Invention Title:

Style-Aware Drag-and-Drop Insertion of Subjects into Images

Publication number:

US20250378609

Publication date:
Section:

Physics

Class:

G06T11/60

Inventors:

Applicant:

Smart overview of the Invention

The patent application discusses a method for inserting subjects like people or animals from one image into another, ensuring that the inserted subject matches the style of the target image. This process preserves the original pose and identity of the subject while integrating them into the new environment with appropriate shadows and occlusions. The method involves fine-tuning a diffusion model to recover a subject's image based on a learned auxiliary input description, then imposing style information from a target image onto the model to produce a style-translated image of the subject. This translated subject is then seamlessly inserted into the target image using a subject insertion model.

Current machine learning models face challenges in accurately translating the style of specific subjects within images while maintaining their identity, often resulting in high computational costs. Integrating these translated subjects into different backgrounds with accurate environmental effects is also difficult. The proposed method addresses these challenges by utilizing a diffusion model and auxiliary input to achieve accurate style translation and integration at a reduced computational cost compared to existing methods like inpainting, which often produce poor-quality results.

The method involves several steps: receiving images of the subject and target, fine-tuning a diffusion model to predict the subject's image using a noisy version, and learning an auxiliary input that conditions the model's output. The fine-tuned model, with imposed style information from the target image, generates a second image of the subject in the target style. Finally, a subject insertion model integrates the subject into the target image environment.
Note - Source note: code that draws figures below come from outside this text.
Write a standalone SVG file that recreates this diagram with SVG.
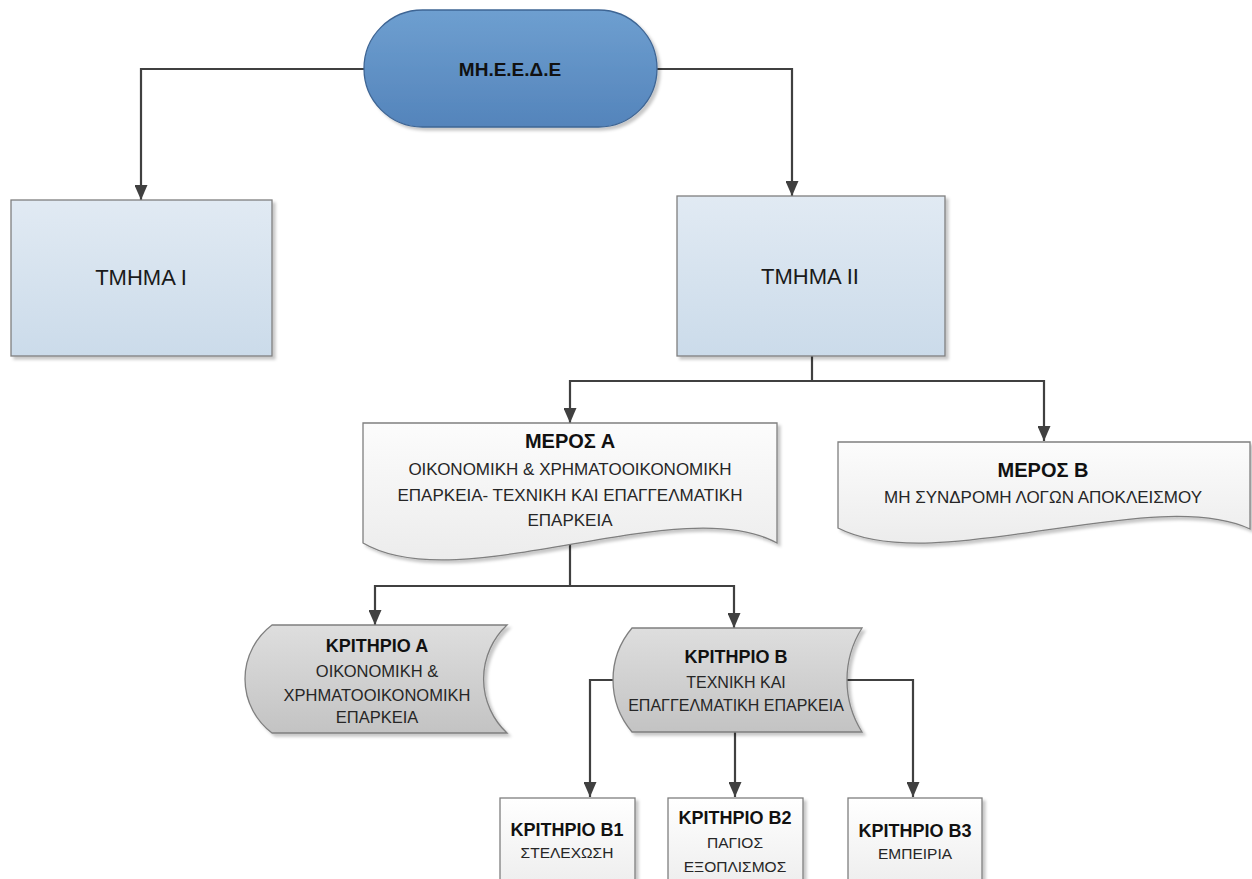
<svg xmlns="http://www.w3.org/2000/svg" width="1252" height="879" viewBox="0 0 1252 879">
<defs>
<linearGradient id="gPill" x1="0" y1="0" x2="0" y2="1"><stop offset="0" stop-color="#6e9fd0"/><stop offset="1" stop-color="#5484bb"/></linearGradient>
<linearGradient id="gBlue" x1="0" y1="0" x2="0" y2="1"><stop offset="0" stop-color="#e1eaf3"/><stop offset="1" stop-color="#cbdbea"/></linearGradient>
<linearGradient id="gDoc" x1="0" y1="0" x2="0" y2="1"><stop offset="0" stop-color="#fcfcfc"/><stop offset="1" stop-color="#ececec"/></linearGradient>
<linearGradient id="gGray" x1="0" y1="0" x2="0" y2="1"><stop offset="0" stop-color="#dedede"/><stop offset="1" stop-color="#c3c3c3"/></linearGradient>
<linearGradient id="gWhite" x1="0" y1="0" x2="0" y2="1"><stop offset="0" stop-color="#ffffff"/><stop offset="1" stop-color="#ededed"/></linearGradient>
<filter id="sh" x="-5%" y="-5%" width="115%" height="120%"><feDropShadow dx="3" dy="3" stdDeviation="1.5" flood-color="#000" flood-opacity="0.22"/></filter>
<marker id="arr" viewBox="0 0 15 13" refX="15" refY="6.5" markerWidth="15" markerHeight="13" markerUnits="userSpaceOnUse" orient="auto"><path d="M0,0 L15,6.5 L0,13 Z" fill="#404040"/></marker>
<style>
.node{stroke:#7f7f7f;stroke-width:1.3;filter:url(#sh)}
.t{font-family:"Liberation Sans",Arial,sans-serif;text-anchor:middle;fill:#262626}
.b{font-weight:bold;fill:#111}
.c{fill:none;stroke:#404040;stroke-width:2.2}
</style>
</defs>

<g id="connectors">
<path class="c" d="M364,69 H141 V200" marker-end="url(#arr)"/>
<path class="c" d="M657,69 H792 V196" marker-end="url(#arr)"/>
<path class="c" d="M812,356 V381"/>
<path class="c" d="M812,381 H570 V423" marker-end="url(#arr)"/>
<path class="c" d="M812,381 H1044 V441" marker-end="url(#arr)"/>
<path class="c" d="M570,544 V586"/>
<path class="c" d="M570,586 H375 V625" marker-end="url(#arr)"/>
<path class="c" d="M570,586 H734 V628" marker-end="url(#arr)"/>
<path class="c" d="M613,680 H590 V797" marker-end="url(#arr)"/>
<path class="c" d="M735,732 V797" marker-end="url(#arr)"/>
<path class="c" d="M847,680 H913 V797" marker-end="url(#arr)"/>
</g>

<g id="meede">
<rect class="node" x="364" y="10" width="293" height="117" rx="58.5" fill="url(#gPill)" style="stroke:#3e6594"/>
<text class="t b" x="510" y="76" font-size="19">ΜΗ.Ε.Ε.Δ.Ε</text>
</g>

<g id="tmima1">
<rect class="node" x="11" y="200" width="261" height="156" fill="url(#gBlue)"/>
<text class="t" x="141" y="285" font-size="22" style="fill:#1a1a1a">ΤΜΗΜΑ Ι</text>
</g>

<g id="tmima2">
<rect class="node" x="677" y="196" width="268" height="160" fill="url(#gBlue)"/>
<text class="t" x="810" y="284" font-size="22" style="fill:#1a1a1a">ΤΜΗΜΑ ΙΙ</text>
</g>

<g id="merosA">
<path class="node" d="M363,423 H777 V543 C680,490 460,600 363,543 Z" fill="url(#gDoc)"/>
<text class="t b" x="570" y="448" font-size="20">ΜΕΡΟΣ Α</text>
<text class="t" x="570" y="475" font-size="17">ΟΙΚΟΝΟΜΙΚΗ &amp; ΧΡΗΜΑΤΟΟΙΚΟΝΟΜΙΚΗ</text>
<text class="t" x="570" y="501" font-size="17">ΕΠΑΡΚΕΙΑ- ΤΕΧΝΙΚΗ ΚΑΙ ΕΠΑΓΓΕΛΜΑΤΙΚΗ</text>
<text class="t" x="570" y="526" font-size="17">ΕΠΑΡΚΕΙΑ</text>
</g>

<g id="merosB">
<path class="node" d="M838,442 H1250 V529 C1153,484 935,578 838,528 Z" fill="url(#gDoc)"/>
<text class="t b" x="1043" y="477" font-size="20">ΜΕΡΟΣ Β</text>
<text class="t" x="1043" y="503" font-size="17">ΜΗ ΣΥΝΔΡΟΜΗ ΛΟΓΩΝ ΑΠΟΚΛΕΙΣΜΟΥ</text>
</g>

<g id="kritirioA">
<path class="node" d="M272,625 H507 A74,74 0 0 0 507,733 H272 A67.5,67.5 0 0 1 272,625 Z" fill="url(#gGray)"/>
<text class="t b" x="377" y="652" font-size="18">ΚΡΙΤΗΡΙΟ Α</text>
<text class="t" x="377" y="677" font-size="16.5">ΟΙΚΟΝΟΜΙΚΗ &amp;</text>
<text class="t" x="377" y="701" font-size="16.5">ΧΡΗΜΑΤΟΟΙΚΟΝΟΜΙΚΗ</text>
<text class="t" x="377" y="723" font-size="16.5">ΕΠΑΡΚΕΙΑ</text>
</g>

<g id="kritirioB">
<path class="node" d="M632,628 H862 A97.6,97.6 0 0 0 862,732 H632 A80.7,80.7 0 0 1 632,628 Z" fill="url(#gGray)"/>
<text class="t b" x="736" y="663" font-size="18">ΚΡΙΤΗΡΙΟ Β</text>
<text class="t" x="736" y="688" font-size="16">ΤΕΧΝΙΚΗ ΚΑΙ</text>
<text class="t" x="736" y="711" font-size="16">ΕΠΑΓΓΕΛΜΑΤΙΚΗ ΕΠΑΡΚΕΙΑ</text>
</g>

<g id="kritirioB1">
<rect class="node" x="500" y="798" width="135" height="90" fill="url(#gWhite)"/>
<text class="t b" x="567" y="836" font-size="18">ΚΡΙΤΗΡΙΟ Β1</text>
<text class="t" x="567" y="858" font-size="15.5">ΣΤΕΛΕΧΩΣΗ</text>
</g>

<g id="kritirioB2">
<rect class="node" x="668" y="798" width="135" height="90" fill="url(#gWhite)"/>
<text class="t b" x="735" y="824" font-size="18">ΚΡΙΤΗΡΙΟ Β2</text>
<text class="t" x="735" y="848" font-size="15.5">ΠΑΓΙΟΣ</text>
<text class="t" x="735" y="872" font-size="15.5">ΕΞΟΠΛΙΣΜΟΣ</text>
</g>

<g id="kritirioB3">
<rect class="node" x="848" y="798" width="134" height="90" fill="url(#gWhite)"/>
<text class="t b" x="915" y="837" font-size="18">ΚΡΙΤΗΡΙΟ Β3</text>
<text class="t" x="915" y="859" font-size="15.5">ΕΜΠΕΙΡΙΑ</text>
</g>
</svg>
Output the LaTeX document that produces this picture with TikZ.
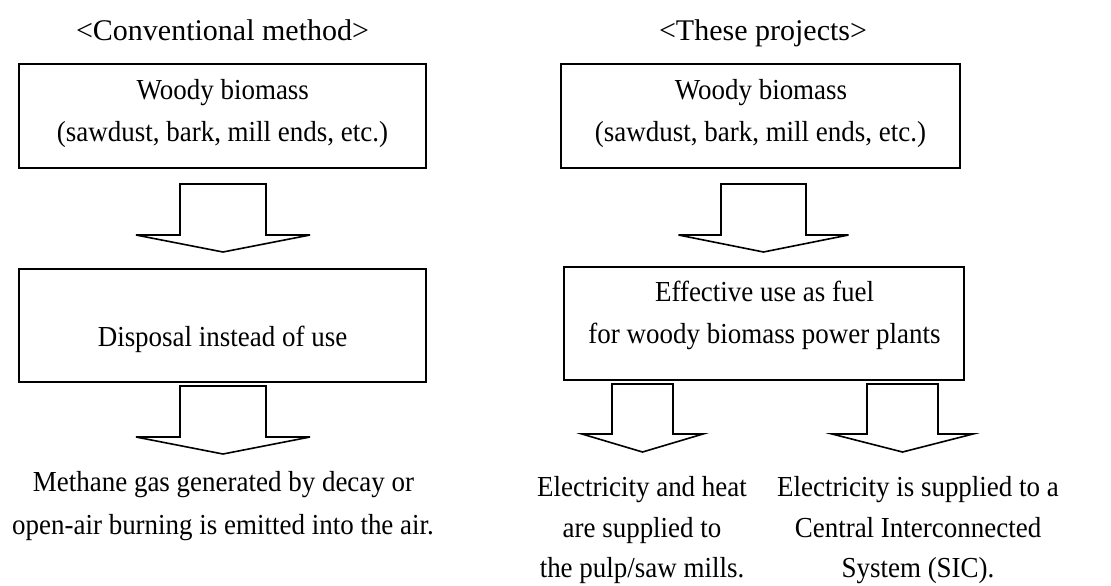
\documentclass[tikz,border=0pt]{standalone}
\usepackage{fontspec}
\setmainfont[FakeStretch=0.93]{Liberation Serif}
\newfontfamily\titlefont{Liberation Serif}
\tikzset{
  box/.style={draw, line width=1pt, inner sep=0pt},
  barrow/.style={draw, line width=0.8pt, line join=miter},
  txt/.style={inner sep=0pt, anchor=base, font=\fontsize{14.5}{17}\selectfont},
  ttl/.style={inner sep=0pt, anchor=base, font=\titlefont\fontsize{15}{18}\selectfont},
}
% block arrow: centre x, top y, shoulder y, tip y, half stem width, half head width
\newcommand\blockarrow[6]{%
  \draw[barrow] ({#1-#5},#2) -- ({#1+#5},#2) -- ({#1+#5},#3) -- ({#1+#6},#3)
    -- (#1,#4) -- ({#1-#6},#3) -- ({#1-#5},#3) -- cycle;}
\begin{document}
\begin{tikzpicture}[x=0.5pt,y=-0.5pt]
\path[use as bounding box] (0,0) rectangle (1111,585);

% ---------- left column ----------
\node[ttl] (tl) at (222.5,40.7) {<Conventional method>};
\node[box, minimum width=203.5pt, minimum height=52pt] (l1) at (222.5,116) {};
\node[txt] (l1a) at (222.8,99) {Woody biomass};
\node[txt] (l1b) at (222.5,141) {(sawdust, bark, mill ends, etc.)};
\blockarrow{223}{184}{235}{252}{43}{87}
\node[box, minimum width=203.5pt, minimum height=56.5pt] (l2) at (222.5,325.5) {};
\node[txt] (l2a) at (222.5,346) {Disposal instead of use};
\blockarrow{223}{386}{437}{454}{43}{87}
\node[txt] (l3a) at (223.5,491) {Methane gas generated by decay or};
\node[txt] (l3b) at (223,534) {open-air burning is emitted into the air.};

% ---------- right column ----------
\node[ttl] (tr) at (763,40.7) {<These projects>};
\node[box, minimum width=199.5pt, minimum height=52pt] (r1) at (760.5,116) {};
\node[txt] (r1a) at (761,99) {Woody biomass};
\node[txt] (r1b) at (760.5,141) {(sawdust, bark, mill ends, etc.)};
\blockarrow{763.5}{184}{235}{252}{42.5}{85}
\node[box, minimum width=200pt, minimum height=56.5pt] (r2) at (764,323.5) {};
\node[txt] (r2a) at (764.5,301) {Effective use as fuel};
\node[txt] (r2b) at (764.5,343) {for woody biomass power plants};
\blockarrow{642.5}{384}{434}{452}{30.5}{60.5}
\blockarrow{902.5}{384}{434}{452}{35.5}{70.5}
\node[txt] (r3a) at (642,496) {Electricity and heat};
\node[txt] (r3b) at (642,537) {are supplied to};
\node[txt] (r3c) at (642,577) {the pulp/saw mills.};
\node[txt] (r4a) at (918,496) {Electricity is supplied to a};
\node[txt] (r4b) at (918,537) {Central Interconnected};
\node[txt] (r4c) at (918,577) {System (SIC).};
\end{tikzpicture}
\end{document}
Additionally, a method for training the subject insertion model is described, involving the removal of subjects from stylized images to create training data and fine-tuning the model using filtered images.

A non-transitory computer-readable medium is provided, storing program instructions executable by a processor to perform the described methods. A system is also described, including a processor and a computer-readable medium with instructions for executing these methods. These components facilitate efficient and accurate identity-preserving style translation of subjects, leveraging both auxiliary descriptive input and fine-tuning of diffusion model parameters to maintain subject identity while applying the target image style.

The use of a diffusion model allows the generation of training data by introducing noise to the subject image and running inference iterations, providing rich loss information for training. The auxiliary inputs trained may vary based on their nature, enhancing the model's ability to represent both generic and subtle aspects of the subject's identity. This approach reduces computational costs while ensuring accurate style translation and integration of subjects into target images.